Not all unconventional plays are created equal, in a substantial number of regions around the world the tectonic environment is quite different from the typically relaxed and more passive states found widely in most, if not all, of the US unconventional plays. This is merely a function of the relative proximity of such plays to distinct geological features characterized by active tectonic plates and with dynamic margins and recent activity.

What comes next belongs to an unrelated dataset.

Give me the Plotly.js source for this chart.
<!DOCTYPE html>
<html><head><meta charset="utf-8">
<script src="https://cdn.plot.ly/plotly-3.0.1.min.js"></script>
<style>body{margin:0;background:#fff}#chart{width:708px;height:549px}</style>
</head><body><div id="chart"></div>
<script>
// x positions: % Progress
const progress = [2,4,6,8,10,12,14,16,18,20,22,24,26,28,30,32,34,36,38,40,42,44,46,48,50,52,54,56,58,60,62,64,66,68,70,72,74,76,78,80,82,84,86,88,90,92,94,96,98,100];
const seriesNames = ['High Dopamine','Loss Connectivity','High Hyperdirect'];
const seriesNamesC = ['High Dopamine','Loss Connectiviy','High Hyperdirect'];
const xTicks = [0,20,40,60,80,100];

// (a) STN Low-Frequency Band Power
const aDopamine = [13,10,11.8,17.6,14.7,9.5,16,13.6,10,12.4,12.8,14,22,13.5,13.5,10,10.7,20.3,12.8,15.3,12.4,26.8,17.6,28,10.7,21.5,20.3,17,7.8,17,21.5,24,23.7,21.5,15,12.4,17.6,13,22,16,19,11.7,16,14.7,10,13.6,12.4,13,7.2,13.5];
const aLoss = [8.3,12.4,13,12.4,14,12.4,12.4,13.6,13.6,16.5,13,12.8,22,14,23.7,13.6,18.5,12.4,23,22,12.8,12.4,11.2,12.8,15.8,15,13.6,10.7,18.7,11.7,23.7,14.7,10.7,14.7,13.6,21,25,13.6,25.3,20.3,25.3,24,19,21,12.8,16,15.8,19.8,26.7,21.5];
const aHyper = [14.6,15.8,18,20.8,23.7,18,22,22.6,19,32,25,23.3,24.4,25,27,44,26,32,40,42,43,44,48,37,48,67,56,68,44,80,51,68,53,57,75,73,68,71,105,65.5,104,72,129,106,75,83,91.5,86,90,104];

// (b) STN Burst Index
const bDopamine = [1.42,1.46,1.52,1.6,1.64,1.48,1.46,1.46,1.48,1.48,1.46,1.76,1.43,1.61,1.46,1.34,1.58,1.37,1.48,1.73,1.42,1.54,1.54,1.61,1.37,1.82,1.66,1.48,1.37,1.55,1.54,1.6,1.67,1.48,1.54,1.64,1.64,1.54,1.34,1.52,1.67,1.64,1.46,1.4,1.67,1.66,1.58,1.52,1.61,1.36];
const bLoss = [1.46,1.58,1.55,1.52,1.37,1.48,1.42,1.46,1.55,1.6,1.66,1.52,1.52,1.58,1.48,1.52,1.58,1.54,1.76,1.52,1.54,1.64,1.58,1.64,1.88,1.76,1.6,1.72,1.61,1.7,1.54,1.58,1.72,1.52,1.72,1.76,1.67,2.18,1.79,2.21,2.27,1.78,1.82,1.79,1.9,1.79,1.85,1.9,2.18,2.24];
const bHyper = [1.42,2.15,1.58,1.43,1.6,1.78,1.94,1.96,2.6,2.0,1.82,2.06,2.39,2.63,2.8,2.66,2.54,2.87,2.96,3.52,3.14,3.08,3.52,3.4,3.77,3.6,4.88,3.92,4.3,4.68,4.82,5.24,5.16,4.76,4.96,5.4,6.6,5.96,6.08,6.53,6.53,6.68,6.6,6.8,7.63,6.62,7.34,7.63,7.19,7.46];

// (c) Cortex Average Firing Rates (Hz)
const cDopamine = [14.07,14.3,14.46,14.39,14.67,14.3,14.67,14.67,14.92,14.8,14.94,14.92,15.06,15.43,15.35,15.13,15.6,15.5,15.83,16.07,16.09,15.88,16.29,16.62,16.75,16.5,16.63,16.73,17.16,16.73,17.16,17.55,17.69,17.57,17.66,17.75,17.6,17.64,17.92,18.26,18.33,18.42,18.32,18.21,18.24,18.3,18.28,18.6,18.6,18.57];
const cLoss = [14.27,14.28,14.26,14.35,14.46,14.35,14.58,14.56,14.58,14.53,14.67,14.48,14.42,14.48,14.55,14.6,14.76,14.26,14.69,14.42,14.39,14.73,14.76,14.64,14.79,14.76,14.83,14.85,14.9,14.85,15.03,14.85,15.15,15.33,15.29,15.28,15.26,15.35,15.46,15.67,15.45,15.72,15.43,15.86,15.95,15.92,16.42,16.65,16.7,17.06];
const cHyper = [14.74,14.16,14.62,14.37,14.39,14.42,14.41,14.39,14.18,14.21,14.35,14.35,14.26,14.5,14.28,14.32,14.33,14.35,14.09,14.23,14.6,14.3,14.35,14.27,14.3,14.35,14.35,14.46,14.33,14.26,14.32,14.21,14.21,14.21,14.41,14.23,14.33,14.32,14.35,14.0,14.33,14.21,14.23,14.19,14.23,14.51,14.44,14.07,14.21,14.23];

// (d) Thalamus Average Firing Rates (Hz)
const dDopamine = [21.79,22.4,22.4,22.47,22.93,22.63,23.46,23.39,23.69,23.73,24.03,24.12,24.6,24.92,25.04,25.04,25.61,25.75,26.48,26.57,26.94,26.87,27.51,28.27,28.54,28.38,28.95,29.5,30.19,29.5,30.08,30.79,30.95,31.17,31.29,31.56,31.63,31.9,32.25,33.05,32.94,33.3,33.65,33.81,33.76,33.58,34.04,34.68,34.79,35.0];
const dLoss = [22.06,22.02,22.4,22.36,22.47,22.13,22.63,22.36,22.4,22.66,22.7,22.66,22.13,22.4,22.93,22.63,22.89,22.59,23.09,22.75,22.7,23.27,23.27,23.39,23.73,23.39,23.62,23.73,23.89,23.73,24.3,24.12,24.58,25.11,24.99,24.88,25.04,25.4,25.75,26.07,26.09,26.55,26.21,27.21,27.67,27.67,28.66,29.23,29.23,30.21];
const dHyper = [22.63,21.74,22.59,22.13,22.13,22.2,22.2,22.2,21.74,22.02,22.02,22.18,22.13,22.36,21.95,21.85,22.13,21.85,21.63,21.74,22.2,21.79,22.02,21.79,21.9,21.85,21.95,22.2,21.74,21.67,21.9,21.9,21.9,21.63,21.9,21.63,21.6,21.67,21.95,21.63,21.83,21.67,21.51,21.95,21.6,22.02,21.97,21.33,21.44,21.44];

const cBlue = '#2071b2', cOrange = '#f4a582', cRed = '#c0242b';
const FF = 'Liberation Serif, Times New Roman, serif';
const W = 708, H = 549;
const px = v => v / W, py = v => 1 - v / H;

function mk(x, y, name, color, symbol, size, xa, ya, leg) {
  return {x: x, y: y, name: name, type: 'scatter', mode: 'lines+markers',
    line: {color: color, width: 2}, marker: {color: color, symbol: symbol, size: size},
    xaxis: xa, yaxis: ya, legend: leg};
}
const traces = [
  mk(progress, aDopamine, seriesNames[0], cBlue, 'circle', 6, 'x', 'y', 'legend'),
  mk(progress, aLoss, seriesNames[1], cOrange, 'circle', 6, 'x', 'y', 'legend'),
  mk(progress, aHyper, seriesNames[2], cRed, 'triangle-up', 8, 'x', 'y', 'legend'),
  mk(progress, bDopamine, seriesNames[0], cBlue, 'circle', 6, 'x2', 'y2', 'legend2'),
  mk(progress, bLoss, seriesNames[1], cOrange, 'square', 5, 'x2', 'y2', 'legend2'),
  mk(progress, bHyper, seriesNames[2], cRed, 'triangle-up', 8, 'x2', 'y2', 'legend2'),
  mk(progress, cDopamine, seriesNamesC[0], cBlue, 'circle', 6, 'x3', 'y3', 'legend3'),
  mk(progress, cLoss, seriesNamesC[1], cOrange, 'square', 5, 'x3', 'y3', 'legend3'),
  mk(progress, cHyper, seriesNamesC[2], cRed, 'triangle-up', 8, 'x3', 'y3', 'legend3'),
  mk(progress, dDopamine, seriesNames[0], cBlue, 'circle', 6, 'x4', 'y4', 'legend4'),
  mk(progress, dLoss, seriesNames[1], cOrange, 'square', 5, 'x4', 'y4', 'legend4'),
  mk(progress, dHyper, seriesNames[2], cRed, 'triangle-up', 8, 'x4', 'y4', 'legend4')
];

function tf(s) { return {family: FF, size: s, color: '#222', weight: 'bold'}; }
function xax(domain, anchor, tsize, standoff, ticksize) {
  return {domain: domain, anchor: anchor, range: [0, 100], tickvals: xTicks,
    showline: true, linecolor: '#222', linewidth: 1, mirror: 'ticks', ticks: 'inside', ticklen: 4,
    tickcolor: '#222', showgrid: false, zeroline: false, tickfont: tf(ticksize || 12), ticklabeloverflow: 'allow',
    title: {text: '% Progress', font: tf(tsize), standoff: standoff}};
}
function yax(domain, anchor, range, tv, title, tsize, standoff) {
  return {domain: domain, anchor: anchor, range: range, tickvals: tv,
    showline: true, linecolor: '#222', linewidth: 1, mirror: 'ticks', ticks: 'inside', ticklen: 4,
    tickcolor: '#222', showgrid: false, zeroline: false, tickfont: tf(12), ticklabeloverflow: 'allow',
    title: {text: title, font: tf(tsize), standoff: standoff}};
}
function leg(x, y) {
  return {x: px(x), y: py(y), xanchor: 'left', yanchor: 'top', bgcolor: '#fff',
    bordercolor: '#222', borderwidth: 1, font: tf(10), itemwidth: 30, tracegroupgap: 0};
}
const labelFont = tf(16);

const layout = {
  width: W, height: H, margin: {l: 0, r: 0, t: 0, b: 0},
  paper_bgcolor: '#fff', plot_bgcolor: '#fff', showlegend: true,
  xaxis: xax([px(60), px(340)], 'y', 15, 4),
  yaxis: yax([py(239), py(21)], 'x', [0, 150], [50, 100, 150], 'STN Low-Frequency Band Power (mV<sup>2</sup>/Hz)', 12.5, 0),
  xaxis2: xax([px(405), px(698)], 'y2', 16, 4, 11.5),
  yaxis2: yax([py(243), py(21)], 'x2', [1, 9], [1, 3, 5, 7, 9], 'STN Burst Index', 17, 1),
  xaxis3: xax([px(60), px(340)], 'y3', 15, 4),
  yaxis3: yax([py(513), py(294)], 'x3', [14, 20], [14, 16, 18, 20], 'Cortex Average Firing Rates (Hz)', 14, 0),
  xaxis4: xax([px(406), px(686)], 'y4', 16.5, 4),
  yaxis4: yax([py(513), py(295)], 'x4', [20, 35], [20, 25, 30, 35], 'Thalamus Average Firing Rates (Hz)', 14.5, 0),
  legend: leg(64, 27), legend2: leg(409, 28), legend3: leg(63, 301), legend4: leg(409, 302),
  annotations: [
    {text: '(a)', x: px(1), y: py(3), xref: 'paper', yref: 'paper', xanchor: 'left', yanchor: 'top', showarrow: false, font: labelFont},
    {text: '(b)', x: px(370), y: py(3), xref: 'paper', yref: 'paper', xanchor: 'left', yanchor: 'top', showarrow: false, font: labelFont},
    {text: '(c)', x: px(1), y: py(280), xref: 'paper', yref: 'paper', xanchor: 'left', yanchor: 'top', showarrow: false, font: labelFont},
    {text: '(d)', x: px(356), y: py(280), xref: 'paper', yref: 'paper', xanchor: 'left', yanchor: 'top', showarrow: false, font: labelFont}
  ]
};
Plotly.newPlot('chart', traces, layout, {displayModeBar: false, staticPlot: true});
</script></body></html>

The Nazca plate associated with the Andes, the Arabian plate linked with the Al-Hajar mountains and the Indian plate connected with the Himalayan mountain range are just a few examples of tectonically influenced regions, where potential hydrocarbon traps are subject to complex states of stress generated by convergent plates, subduction zones and associated faulting. This scenario often translates into severe strike-slip and reverse fault stress states. Additionally, the presence of both multi-layered and laminated formation geology as well as the presence of overpressure and pressure differentials, typical of tight gas and shale gas, can exacerbate this situation even further. This situation can result in an extremely challenging environment for the successful execution of hydraulic fracturing and the associated development of unconventional resources.

This paper will demonstrate, that such complex stress-states will directly affect well completions and hydraulic fracturing in a multitude of ways, but that some of the most impactful consequences are often severe casing failures, production-liner restrictions and complex fracture initiation scenarios. Casing failures are responsible for increased intervention costs as well as higher costs for the upgraded and strengthened wells. Equally, such issues can severely impair efficient execution of the completion plan and create a bottle-neck to subsequent well production. Horizontal, complex and pancake fractures will typically develop in strike-slip / reverse fault stress states, often resulting in fracture conductivity and connectivity loss that will greatly impair the eventual well performance.

Layer interface slippage and natural fault re-activation are dominant mechanisms for hydraulic fracture induced casing failures. Examples of micro-fracs, micro-seismic and other diagnostics will be presented aiming to document the practical difficulties encountered while completing wells in these complex environments. This paper will demonstrate that unconventional development in such environments requires a renewed focus on all aspects of well design and construction, from directional drilling and lateral placement to casing selection and lower completion design. All these considerations are made with the goal of enabling the competent delivery of a highly effective and conductive fracture network, to efficiently access and produce the hydrocarbon resource.